Lets say I have a cuboid V with any dimension (width, height, depth) and I have another cuboid M again with any dimension (width, height, depth) None of the cuboid V or M rotate.
I have to scale down or up cuboid M to fit inside cuboid V
Right now I am finding the largest dimension of cuboid M and scaling it to fit the smallest dimension of cuboid V
VSize = [v.width, v.height, v.depth]; MSize = [m.width, m.height, m.depth];
largestMSize = Largest(MSize) smallestVSize = Smallest(VSize);
scaleRatio = smallestVSize/largestMSize
I think this will guarantee cuboid M will fit inside cuboid V - BUT this is too extreme
Do you know of a way to calculate the correct scale for cuboid M to fit inside cuboid V?
THANKS
Basic approach.

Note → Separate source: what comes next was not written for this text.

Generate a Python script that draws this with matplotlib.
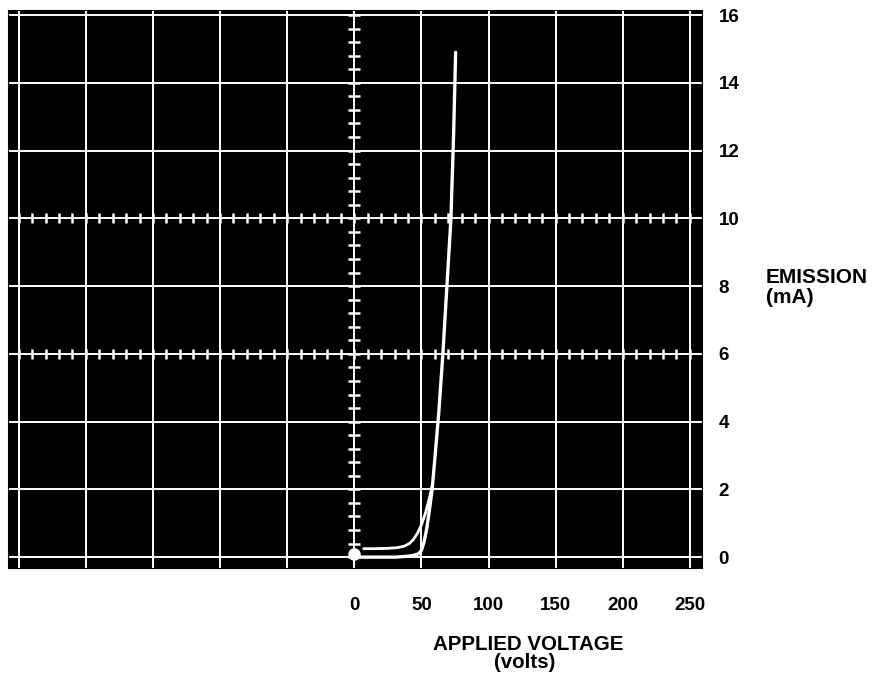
import numpy as np
import matplotlib.pyplot as plt

# trace (volts, mA)
rise_v = [0, 10, 20, 30, 38, 44, 48, 50, 52, 54, 56, 58, 60, 63, 66, 69, 72, 74, 75.5]
rise_ma = [0.0, 0.0, 0.0, 0.0, 0.02, 0.05, 0.1, 0.2, 0.45, 0.85, 1.4, 2.0, 2.9, 4.3, 6.0, 8.0, 10.0, 12.5, 14.9]

fall_v = [7, 15, 25, 32, 37, 41, 44, 47, 50, 53, 56, 58]
fall_ma = [0.25, 0.25, 0.26, 0.28, 0.32, 0.4, 0.52, 0.7, 0.95, 1.3, 1.75, 2.1]

volt_ticks = [-250, -200, -150, -100, -50, 0, 50, 100, 150, 200, 250]
volt_labels = ["", "", "", "", "", "0", "50", "100", "150", "200", "250"]
ma_ticks = [0, 2, 4, 6, 8, 10, 12, 14, 16]

plt.rcParams["font.family"] = ["Liberation Sans", "DejaVu Sans"]

fig = plt.figure(figsize=(8.77, 6.83), dpi=100)
ax = fig.add_axes([0.0091, 0.1684, 0.7913, 0.817])
ax.set_facecolor("black")
for s in ax.spines.values():
    s.set_color("black")

ax.set_xlim(-258, 259)
ax.set_ylim(-0.32, 16.15)
ax.set_xticks(volt_ticks)
ax.set_xticklabels(volt_labels)
ax.set_yticks(ma_ticks)
ax.yaxis.tick_right()
ax.tick_params(length=0, labelsize=13.5)
ax.tick_params(axis="x", pad=21)
ax.tick_params(axis="y", pad=12)
for lab in ax.get_xticklabels() + ax.get_yticklabels():
    lab.set_fontweight("bold")
ax.grid(True, color="white", lw=1.4)
ax.set_axisbelow(True)

# graticule minor marks
minor_y = np.arange(0, 16.01, 0.4)
ax.plot(np.zeros_like(minor_y), minor_y, ls="none", marker="_", ms=8, mew=1.8, color="white")
minor_x = np.arange(-250, 251, 10)
for yy in (6, 10):
    ax.plot(minor_x, np.full_like(minor_x, yy, dtype=float), ls="none", marker="|", ms=7, mew=1.8, color="white")

ax.plot(rise_v, rise_ma, color="white", lw=2.4, solid_capstyle="round")
ax.plot(fall_v, fall_ma, color="white", lw=2.0, solid_capstyle="round")
ax.plot([0], [0.08], marker="o", ms=8, color="white")

fig.text(0.873, 0.5857, "EMISSION", fontsize=15, fontweight="bold", ha="left", va="baseline")
fig.text(0.873, 0.557, "(mA)", fontsize=15, fontweight="bold", ha="left", va="baseline")
fig.text(0.602, 0.0483, "APPLIED VOLTAGE", fontsize=14.8, fontweight="bold", ha="center", va="baseline")
fig.text(0.598, 0.022, "(volts)", fontsize=14.8, fontweight="bold", ha="center", va="baseline")

fig.savefig("out.png", dpi=100)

You have three dimensions, and $M$ fits inside $V$ if and only if each of $M$'s three dimensions fits within the corresponding dimension of $V$. That is, $M$'s width fits in $V$'s width, $M$'s length fits in $V$'s length, and $M$'s depth fits in $V$'s depth.
How much do you have to scale $M$'s width to get it to fit? What about its length? Depth? Now, if they all have to fit, which of the three scaling factors should you use?